Concursos públicos desertos colocam em risco execução das 26 mil casas do PRR
As 26 mil casas ao abrigo do 1.º Direito, programa criado para dar resposta às famílias que vivem em situação de grave carência habitacional, correm o risco de não estarem concluídas até 30 de junho de 2026 e, por isso, perderem o financiamento a 100% do Plano de Recuperação e Resiliência. “Mantêm-se as dificuldades ao nível dos concursos públicos, muitos ficam desertos, pelo que é preciso que existam empresas para construir as casas”, diz ao DN Luísa Salgueiro, presidente da Associação Nacional de Municípios Portugueses (ANMP). Mas a falta de resposta das construtoras está longe de ser o único problema.
Segundo a autarca, o Instituto da Habitação e Reabilitação Urbana (IHRU), “que tem um papel fundamental no acompanhamento dos processos e na intervenção nas candidaturas, tem uma estrutura sem capacidade de resposta à demanda de intervenções, o que muito tem prejudicado a celeridade destes procedimentos”. Também “têm existido muitos constrangimentos na fase de elaboração e aprovação de projetos, de visto do Tribunal de Contas, entre outros”, adianta ainda. Com este quadro, há milhares de famílias que podem ver adiada uma resposta atempada à precariedade da sua situação habitacional. “Os riscos existem”, admite Luísa Salgueiro.
Para contornar a falta de capacidade do IHRU em agilizar os processos, o Governo propôs termos de responsabilidade e aceitação pelos municípios, medida para permitir às câmaras avançarem na construção ou reabilitação das casas destinadas às famílias mais vulneráveis. Apesar de alguma controvérsia, a ANMP acabou por aceitar a proposta do Executivo da AD. Como afirma Luísa Salgueiro, a ANMP considerou o Termo de Responsabilidade e Aceitação “aceitável, pois o que está em causa é o cumprimento das metas do PRR”. No entanto, diz, a associação de municípios lamenta que o IHRU não tenha tido capacidade para resolver esta matéria e sublinha “que compete a cada um dos autarcas analisar se está em condições de garantir que a sua candidatura cumpre as condições estabelecidas no referido termo”.

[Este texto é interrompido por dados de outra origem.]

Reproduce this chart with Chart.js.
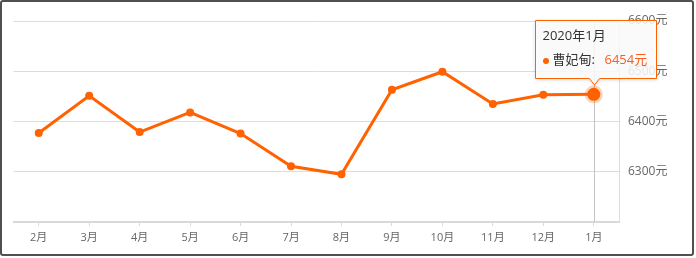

Luísa Salgueiro frisa que esta aceitação “é mais um contributo que os autarcas estão a dar para ultrapassar os constrangimentos numa área fundamental para as populações como é a habitação”.
Segundo o último relatório de monitorização semanal do PRR (de dia 20 deste mês), a dotação de 3229 milhões de euros da Componente 2 - Habitação está totalmente aprovada, mas ainda só foram pagos 684 milhões de euros. A ANMP desconhece qual o número de casas construídas ou reabilitadas ao abrigo deste programa. Recorde-se que as candidaturas a financiamento abriram no final de 2021. Luísa Salgueiro, também presidente da Câmara de Matosinhos, diz que a ANMP “não tem elementos, nem competência para fazer esse ponto da situação”.
A plataforma O Contador, focada na habitação, dá nota de uma verba contratualizada até ao momento de 1614 milhões de euros, para um total de 19 444 fogos. De acordo com a mesma fonte, Lisboa é o concelho que lidera a contratualização de financiamento, com 213,5 milhões para 1722 habitações, segue-se Oeiras (149,6 milhões, para 2010 fogos), Setúbal (132,2 milhões, 1511 unidades), Matosinhos (89,5 milhões, 1065 casas) e a fechar a lista dos cinco municípios com maior verba contratualizada está a Maia (63 milhões, para 472 habitações).
O levantamento das autarquias ao número de famílias a viver em condições pouco dignas em Portugal detetou uma realidade que ultrapassa, em muito, as 26 mil casas previstas no programa. Em setembro, o Governo anunciou que pretende mais do que duplicar a oferta pública de habitação prevista no PRR e estipulou a meta de construir mais 33 mil casas até 2030. Para isso, avançou com um reforço de 2011 milhões, para um investimento de 2800 milhões, a financiar pelo Orçamento do Estado. Na ocasião, o Executivo revelou que só foram entregues 1600 casas do âmbito do 1.º Direito e garantiu que 16 mil habitações estarão concluídas até ao verão de 2026.